Let $r_j$ be the order of $x_j$ modulo ${p_j}^{\alpha_j}$ and let $2^{m_j}$ be the largest power of $2$, which divides $r_j$. So $k_j 2^{m_j} = r_j$ and $k_j$ odd.
Assume that $r$ is odd, which implies that $r_j$ must be odd for each $j$ (so $m_j = 0$), which occurs with probability $2^{-s}$ (from a previous result).
Now assume that $r$ is even, but $x^{r/2} \equiv -1 \text{ mod } N$. Then $x^{r/2} \equiv -1 \text{ mod } {p_j}^{\alpha_j}$. This implies that $r_j$ does not divide $\dfrac{r}{2}$, to see this suppose $r_j \Big| \dfrac{r}{2} \implies cr_j = \dfrac{r}{2}$ and therefore $x_j^{r/2} \equiv x_{j}^{cr_j} \equiv (x_{j}^{r_j})^c \equiv 1 \text{ mod } {p_j}^{\alpha_j} \not\equiv -1 \text{ mod } {p_j}^{\alpha_j}$ giving a contradiction.
Therefore we must have that all $m_j$ are equal to a common value $m$.
It is proving this final statement where I am stuck.
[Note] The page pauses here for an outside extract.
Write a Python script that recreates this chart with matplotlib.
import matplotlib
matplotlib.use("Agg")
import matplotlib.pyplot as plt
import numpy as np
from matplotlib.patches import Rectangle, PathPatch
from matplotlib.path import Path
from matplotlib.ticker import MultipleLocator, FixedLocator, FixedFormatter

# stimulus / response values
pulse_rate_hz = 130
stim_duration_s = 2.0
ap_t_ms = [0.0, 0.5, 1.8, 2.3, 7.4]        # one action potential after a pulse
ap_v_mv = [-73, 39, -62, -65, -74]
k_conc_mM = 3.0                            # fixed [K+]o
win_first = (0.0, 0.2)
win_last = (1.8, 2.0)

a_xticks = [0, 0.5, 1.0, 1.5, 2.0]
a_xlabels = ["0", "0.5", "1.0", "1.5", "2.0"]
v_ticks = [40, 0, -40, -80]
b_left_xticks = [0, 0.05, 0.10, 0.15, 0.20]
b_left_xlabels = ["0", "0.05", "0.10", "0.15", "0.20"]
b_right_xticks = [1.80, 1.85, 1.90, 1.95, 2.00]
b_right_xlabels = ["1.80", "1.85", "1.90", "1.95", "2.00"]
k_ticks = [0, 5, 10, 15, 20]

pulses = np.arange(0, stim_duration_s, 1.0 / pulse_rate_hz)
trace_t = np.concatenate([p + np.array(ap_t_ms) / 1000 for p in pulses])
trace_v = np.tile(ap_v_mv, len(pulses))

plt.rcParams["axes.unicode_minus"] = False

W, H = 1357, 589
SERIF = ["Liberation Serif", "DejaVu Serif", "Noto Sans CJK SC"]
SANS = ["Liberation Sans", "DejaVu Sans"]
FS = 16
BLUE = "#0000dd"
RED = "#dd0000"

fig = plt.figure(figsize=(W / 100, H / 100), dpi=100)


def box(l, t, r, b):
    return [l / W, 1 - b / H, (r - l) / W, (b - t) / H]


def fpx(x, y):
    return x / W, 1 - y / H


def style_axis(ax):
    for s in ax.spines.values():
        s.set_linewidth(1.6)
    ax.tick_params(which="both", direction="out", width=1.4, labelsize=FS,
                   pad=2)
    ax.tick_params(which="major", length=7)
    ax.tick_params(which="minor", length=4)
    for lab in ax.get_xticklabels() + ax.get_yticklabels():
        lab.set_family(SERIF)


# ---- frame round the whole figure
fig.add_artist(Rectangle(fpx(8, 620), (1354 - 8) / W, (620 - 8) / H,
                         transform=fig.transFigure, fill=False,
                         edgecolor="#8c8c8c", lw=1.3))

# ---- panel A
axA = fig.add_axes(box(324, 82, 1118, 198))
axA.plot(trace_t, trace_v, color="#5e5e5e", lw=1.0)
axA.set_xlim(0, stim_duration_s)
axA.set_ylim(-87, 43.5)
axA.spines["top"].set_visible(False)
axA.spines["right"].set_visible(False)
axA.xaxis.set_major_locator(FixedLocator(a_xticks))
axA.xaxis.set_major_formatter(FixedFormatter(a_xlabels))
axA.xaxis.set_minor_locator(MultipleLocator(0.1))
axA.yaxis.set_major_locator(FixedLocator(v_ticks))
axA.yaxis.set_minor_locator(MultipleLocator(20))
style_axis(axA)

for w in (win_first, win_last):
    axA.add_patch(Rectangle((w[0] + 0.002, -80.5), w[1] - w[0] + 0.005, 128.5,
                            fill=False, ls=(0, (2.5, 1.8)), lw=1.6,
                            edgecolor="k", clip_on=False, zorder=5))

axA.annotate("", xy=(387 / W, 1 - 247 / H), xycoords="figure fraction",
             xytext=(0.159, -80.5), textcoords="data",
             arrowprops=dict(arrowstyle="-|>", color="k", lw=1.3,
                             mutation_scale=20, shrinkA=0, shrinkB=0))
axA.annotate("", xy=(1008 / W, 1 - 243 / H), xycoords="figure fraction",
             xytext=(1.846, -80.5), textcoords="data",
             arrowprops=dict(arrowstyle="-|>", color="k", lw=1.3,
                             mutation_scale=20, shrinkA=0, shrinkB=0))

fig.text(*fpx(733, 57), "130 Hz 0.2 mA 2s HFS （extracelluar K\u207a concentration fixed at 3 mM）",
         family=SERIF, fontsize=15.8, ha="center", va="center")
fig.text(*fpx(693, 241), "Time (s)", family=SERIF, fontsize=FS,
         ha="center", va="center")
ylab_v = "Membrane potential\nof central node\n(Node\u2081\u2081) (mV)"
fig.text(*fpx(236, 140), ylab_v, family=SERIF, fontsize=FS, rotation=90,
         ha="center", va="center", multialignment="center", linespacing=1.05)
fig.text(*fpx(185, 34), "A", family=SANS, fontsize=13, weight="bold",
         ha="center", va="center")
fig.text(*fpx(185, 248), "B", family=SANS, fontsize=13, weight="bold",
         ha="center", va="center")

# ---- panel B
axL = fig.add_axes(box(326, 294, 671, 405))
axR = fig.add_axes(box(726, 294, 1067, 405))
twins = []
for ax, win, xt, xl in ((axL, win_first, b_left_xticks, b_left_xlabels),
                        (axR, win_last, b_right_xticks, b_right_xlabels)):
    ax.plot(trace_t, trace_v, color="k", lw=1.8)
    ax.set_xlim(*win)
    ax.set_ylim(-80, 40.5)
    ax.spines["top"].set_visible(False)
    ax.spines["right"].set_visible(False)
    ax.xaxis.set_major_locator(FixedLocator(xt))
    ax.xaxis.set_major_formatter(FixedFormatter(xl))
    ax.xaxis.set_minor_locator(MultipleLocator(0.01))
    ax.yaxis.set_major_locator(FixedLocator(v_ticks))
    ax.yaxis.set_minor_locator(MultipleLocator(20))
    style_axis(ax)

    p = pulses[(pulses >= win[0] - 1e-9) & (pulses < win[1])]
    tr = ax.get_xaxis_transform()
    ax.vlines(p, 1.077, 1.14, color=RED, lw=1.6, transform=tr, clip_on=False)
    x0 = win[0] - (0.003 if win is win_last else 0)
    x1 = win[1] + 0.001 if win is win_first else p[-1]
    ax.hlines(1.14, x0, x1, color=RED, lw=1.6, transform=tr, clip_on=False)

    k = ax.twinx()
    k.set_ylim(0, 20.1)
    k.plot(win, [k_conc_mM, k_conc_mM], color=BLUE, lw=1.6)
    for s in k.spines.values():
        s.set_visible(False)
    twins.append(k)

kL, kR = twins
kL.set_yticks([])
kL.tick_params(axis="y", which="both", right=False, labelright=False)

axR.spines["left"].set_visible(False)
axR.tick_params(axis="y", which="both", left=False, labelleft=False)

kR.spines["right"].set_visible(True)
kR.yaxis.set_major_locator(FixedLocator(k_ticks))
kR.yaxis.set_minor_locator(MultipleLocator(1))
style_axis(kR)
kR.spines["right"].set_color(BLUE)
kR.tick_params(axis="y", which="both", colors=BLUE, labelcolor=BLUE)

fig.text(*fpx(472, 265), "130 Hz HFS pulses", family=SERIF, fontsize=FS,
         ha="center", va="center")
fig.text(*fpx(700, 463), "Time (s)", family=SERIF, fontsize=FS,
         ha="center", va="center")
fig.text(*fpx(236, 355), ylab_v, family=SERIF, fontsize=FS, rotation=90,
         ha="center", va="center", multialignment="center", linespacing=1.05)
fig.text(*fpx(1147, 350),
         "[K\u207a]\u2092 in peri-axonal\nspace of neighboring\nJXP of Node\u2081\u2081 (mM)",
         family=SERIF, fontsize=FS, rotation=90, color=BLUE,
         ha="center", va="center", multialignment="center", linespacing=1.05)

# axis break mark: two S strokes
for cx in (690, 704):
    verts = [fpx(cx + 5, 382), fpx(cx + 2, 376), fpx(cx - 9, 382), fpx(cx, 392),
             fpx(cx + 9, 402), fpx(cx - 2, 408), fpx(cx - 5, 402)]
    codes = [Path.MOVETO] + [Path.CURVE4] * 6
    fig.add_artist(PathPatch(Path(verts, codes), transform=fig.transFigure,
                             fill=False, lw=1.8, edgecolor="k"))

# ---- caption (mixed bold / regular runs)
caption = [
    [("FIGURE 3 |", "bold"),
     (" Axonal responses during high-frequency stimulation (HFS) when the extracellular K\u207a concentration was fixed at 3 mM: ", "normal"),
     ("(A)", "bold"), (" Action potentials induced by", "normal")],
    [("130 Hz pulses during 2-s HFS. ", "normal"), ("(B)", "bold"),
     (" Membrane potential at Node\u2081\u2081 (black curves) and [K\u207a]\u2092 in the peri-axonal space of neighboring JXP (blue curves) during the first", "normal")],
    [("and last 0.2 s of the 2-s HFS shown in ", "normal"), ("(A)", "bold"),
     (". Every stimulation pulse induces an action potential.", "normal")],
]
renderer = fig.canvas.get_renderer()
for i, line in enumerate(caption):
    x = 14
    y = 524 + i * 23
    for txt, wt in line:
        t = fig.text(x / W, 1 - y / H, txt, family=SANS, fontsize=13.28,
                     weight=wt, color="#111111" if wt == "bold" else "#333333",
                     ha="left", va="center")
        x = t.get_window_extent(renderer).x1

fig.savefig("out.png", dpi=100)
The notes, which I am using say;
"Because $r_j$ all divide $r$ and in fact $r$ is a common multiple of the $r_j$, so if one of the $m_j$ has an extra power of $2$ removing this the others should still divide $\dfrac{r}{2}$. But we have shown this is not true."
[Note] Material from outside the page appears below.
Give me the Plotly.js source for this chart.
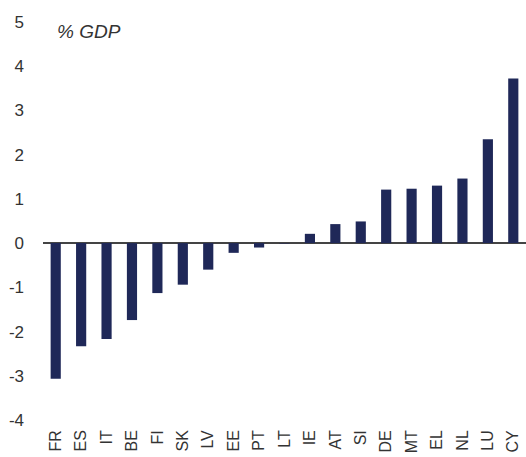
<!DOCTYPE html>
<html>
<head>
<meta charset="utf-8">
<script src="https://cdn.plot.ly/plotly-3.0.1.min.js"></script>
<style>html,body{margin:0;padding:0;background:#fff;}#chart{width:526px;height:457px;}</style>
</head>
<body>
<div id="chart"></div>
<script>
const countries = ["FR","ES","IT","BE","FI","SK","LV","EE","PT","LT","IE","AT","SI","DE","MT","EL","NL","LU","CY"];
const values = [-3.07,-2.33,-2.17,-1.74,-1.13,-0.94,-0.6,-0.22,-0.1,-0.01,0.21,0.43,0.49,1.21,1.23,1.3,1.46,2.35,3.72];
const yTicks = [-4,-3,-2,-1,0,1,2,3,4,5];
const unitLabel = "% GDP";

const trace = {
  type: "bar",
  x: countries,
  y: values,
  marker: {color: "#1f2858", line: {width: 0}},
  width: 0.4,
  hoverinfo: "x+y"
};

const layout = {
  width: 526, height: 457,
  margin: {l: 43, r: 0, t: 22, b: 37},
  paper_bgcolor: "#fff", plot_bgcolor: "#fff",
  font: {family: "Liberation Sans, Arial, sans-serif", size: 17, color: "#333"},
  showlegend: false,
  bargap: 0.6,
  xaxis: {
    type: "category",
    tickangle: -90,
    showgrid: false, showline: false, zeroline: false,
    ticks: "", ticklabelstandoff: 6,
    automargin: false,
    tickfont: {size: 16, color: "#333"}
  },
  yaxis: {
    range: [-4, 5],
    tickvals: yTicks,
    ticktext: yTicks.map(String),
    showgrid: false, showline: false,
    zeroline: true, zerolinecolor: "#444", zerolinewidth: 1.6,
    ticks: "", ticklabelstandoff: 18,
    automargin: false,
    tickfont: {size: 17, color: "#333"}
  },
  annotations: [{
    text: unitLabel,
    xref: "paper", yref: "paper",
    x: 0.025, y: 0.975, xanchor: "left", yanchor: "middle",
    showarrow: false,
    font: {size: 19, style: "italic", color: "#333"}
  }]
};

Plotly.newPlot("chart", [trace], layout, {displayModeBar: false, staticPlot: true});
</script>
</body>
</html>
My Attempt of a Proof (WLOG $r_1$ has extra power of $2$) \begin{align*} r &= c r_1 r_2 \dots r_s \text{(since r is common multiple)}\\ r &= c (k_1 2^{m+1}) r_2 \dots r_s \\ \dfrac{r}{2} &= c (k_1 2^{m}) r_2 \dots r_s \end{align*} and therefore $r_j, \Big| \dfrac{r}{2}$ for $j = 2 \dots s$ the contradiction.
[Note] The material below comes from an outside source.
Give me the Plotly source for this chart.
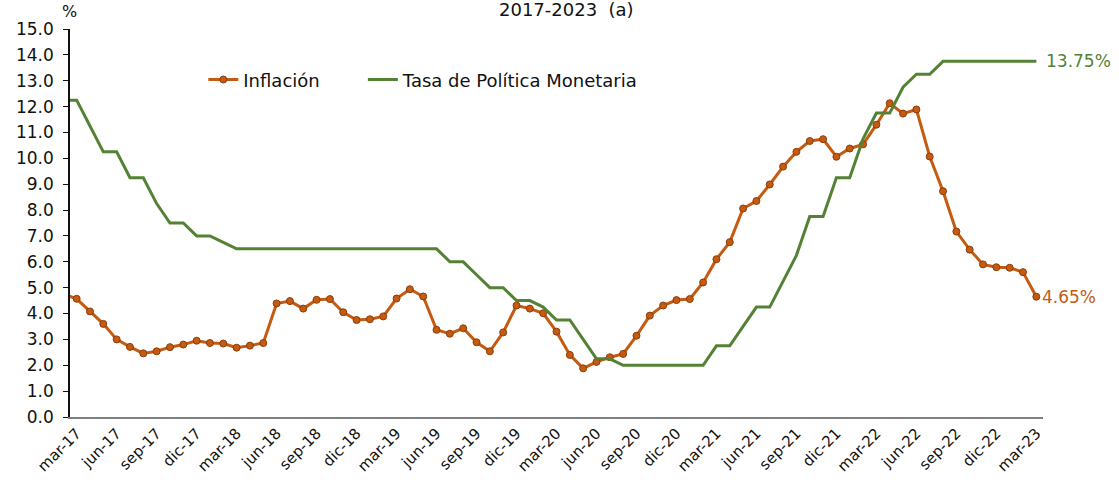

However, surely we can repeat this proof when all $m_j$ are equal an obtain the same contradiction? So where I am going wrong?
When you write $$r = c r_1 r_2 \cdots r_s \quad \text{(since r is common multiple)}$$ $c$ is not generally an integer, so it doesn't follow directly from $$ \frac{r}{2} = c (k_1 2^{m_1-1})r_2\cdots r_s $$ that $r_2\mid \frac{r}{2}$. It also relies on the facts that $2^{m_1}\mid r$ and $m_1>m_2$ (the last only being true WLOG when not all $m_j$ are equal).
If all $m_i=m_2$ then $2^{m_2}$ is the highest power of $2$ that divides the least common multiple of the $r_i$ and so may be the highest power of $2$ that divides $r$ (which may be any common multiple, possibly the LCM), in which case $r_2\not \mid \frac{r}{2}$. It is only guaranteed that $r_2 \mid \frac{r}{2}$ if $m_i>m_2$ for some $i$.
To illustrate, consider $N=13\times 29\times 53$ and $x=2$ whence $$ p_1=13,p_2=29,p_3=53 \\ r_1=12,r_2=28,r_3=52 \\ m_1=m_2=m_3=2 \\ r = \frac{1}{16} r_1 r_2 r_3 $$ The highest power of $2$ that divides $r$ is $2^2$ and none of $r_1,r_2,r_3$ divides $r/2$.